The washing machine will be one of the last things out the door as you move—and one of the first in at the other end. Here's how to move it easily.
First, turn off faucets and disconnect and drain hoses. Then place plastic bags and rubber bands securely over the ends of each hose to prevent leakage. Check your washing machine's instruction manual for specifics on how to brace the tub and secure the motor. Some have set screws while others simply require that you stuff something soft into the tub to reduce movement. No, you can't use pets for this step!
Where there's a washer, there's a dryer. Dryers are relatively easy to move—especially if you have lots of relatives to help! First, disconnect the unit from the power source: electricity, gas, or gerbil motor.
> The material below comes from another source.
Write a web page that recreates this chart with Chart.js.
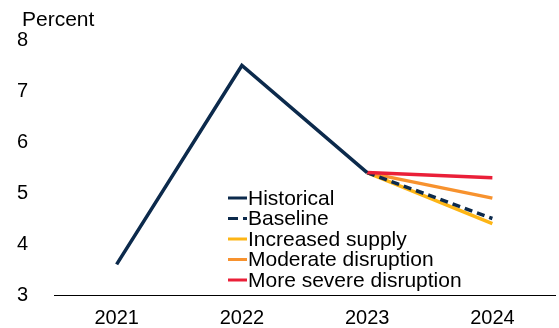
<!DOCTYPE html>
<html>
<head>
<meta charset="utf-8">
<style>
  html, body { margin: 0; padding: 0; background: #fff; }
  #inflationChart { display: block; }
</style>
<script src="https://cdn.jsdelivr.net/npm/chart.js@4/dist/chart.umd.min.js"></script>
</head>
<body>
<canvas id="inflationChart" width="559" height="328"></canvas>
<script>
// years on the x axis
const years = ['2021', '2022', '2023', '2024'];

// series, percent
const historical = [3.6, 7.5, 5.4, null];
const baseline = [null, null, 5.4, 4.5];
const increasedSupply = [null, null, 5.4, 4.4];
const moderateDisruption = [null, null, 5.4, 4.9];
const severeDisruption = [null, null, 5.4, 5.3];

const yTicks = [3, 4, 5, 6, 7, 8];

const FONT = '"Liberation Sans", Arial, sans-serif';
const NAVY = '#0c2a4c';
const YELLOW = '#fdb515';
const ORANGE = '#f7922e';
const RED = '#ea1f38';

// legend drawn inside the plot, short line swatch right against the text
const innerLegend = {
  id: 'innerLegend',
  afterDraw(chart) {
    const ctx = chart.ctx;
    const x0 = 228, y0 = 198, step = 20.5, len = 19;
    ctx.save();
    ctx.font = '21px ' + FONT;
    ctx.textBaseline = 'middle';
    ctx.textAlign = 'left';
    chart.data.datasets.forEach((ds, i) => {
      const y = y0 + i * step;
      ctx.strokeStyle = ds.borderColor;
      ctx.lineWidth = 3;
      ctx.setLineDash(ds.borderDash ? [10, 5] : []);
      ctx.beginPath();
      ctx.moveTo(x0, y);
      ctx.lineTo(x0 + len, y);
      ctx.stroke();
      ctx.setLineDash([]);
      ctx.fillStyle = '#000';
      ctx.fillText(ds.label, x0 + len + 1, y + 1);
    });
    ctx.restore();
  }
};

// unit label above the y axis
const unitLabel = {
  id: 'unitLabel',
  afterDraw(chart) {
    const ctx = chart.ctx;
    ctx.save();
    ctx.font = '21px ' + FONT;
    ctx.fillStyle = '#000';
    ctx.textBaseline = 'middle';
    ctx.fillText('Percent', 22, 20);
    ctx.restore();
  }
};

const inflationChart = new Chart(document.getElementById('inflationChart'), {
  type: 'line',
  data: {
    labels: years,
    datasets: [
      { label: 'Historical', data: historical, borderColor: NAVY, borderWidth: 3.5, order: 0 },
      { label: 'Baseline', data: baseline, borderColor: NAVY, borderWidth: 3.5, borderDash: [8, 5], order: 2 },
      { label: 'Increased supply', data: increasedSupply, borderColor: YELLOW, borderWidth: 3.5, order: 4 },
      { label: 'Moderate disruption', data: moderateDisruption, borderColor: ORANGE, borderWidth: 3.5, order: 3 },
      { label: 'More severe disruption', data: severeDisruption, borderColor: RED, borderWidth: 3.5, order: 1 }
    ]
  },
  options: {
    responsive: false,
    animation: false,
    spanGaps: false,
    layout: { padding: { top: 40, right: 4, left: 0, bottom: 0 } },
    elements: {
      point: { radius: 0, hoverRadius: 0 },
      line: { tension: 0, borderCapStyle: 'butt', borderJoinStyle: 'miter' }
    },
    scales: {
      x: {
        offset: true,
        grid: { display: false },
        border: { display: true, color: '#000', width: 1 },
        ticks: { color: '#000', font: { family: FONT, size: 20 }, padding: 3, maxRotation: 0 },
        afterFit(scale) { scale.height = 33; }
      },
      y: {
        min: 3,
        max: 8,
        afterBuildTicks(scale) { scale.ticks = yTicks.map(v => ({ value: v })); },
        grid: { display: false },
        border: { display: false },
        ticks: { color: '#000', font: { family: FONT, size: 20 }, padding: 18 },
        afterFit(scale) { scale.width = 54; }
      }
    },
    plugins: {
      legend: { display: false },
      tooltip: { enabled: false }
    }
  },
  plugins: [innerLegend, unitLabel]
});
</script>
</body>
</html>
Then check the dryer's instruction manual and/or your appliance service man to figure out how to secure the motor from excessive movement.
Air conditioners, dehumidifiers, and other air filtration units can easily be prepared for moving. Disconnect the unit from the power source, then remove parts that can fall off or damage other things. Make sure that water or condensation is drained from the unit. Wrap the unit with moving pads.
Most modern homes have one or more pieces of exercise equipment that need to be moved. In most cases, the first step is to dust it off. Then refer to the unit’s instruction manual to disassemble or fold the unit down to a compact size. Use rope or sturdy tape to keep everything together. Finally, wrap the unit in a moving pad to keep it from scratching things around it in the moving vehicle.
So, what’s left? Probably all those toys in the back yard: hot tub, canoe, surfboard, skis, bicycles, unicycles, et al. How to pack them for the move?
Just as you would any items of similar size and weight. That is, the hot tub can be packed as you would a large refrigerator: clear out, disconnect, and wrap for protection. Bicycles, skis, and surfboards are tough to wrap, so can be tied or taped to minimize abrasion, then packed where they won’t be in harm’s way.
The list of stuff you could pack is endless. Fortunately, once you’ve packed a few boxes and major appliances, you’ll be an expert. You can then apply what you’ve learned to packing the odd-ball stuff that we all seem to accumulate.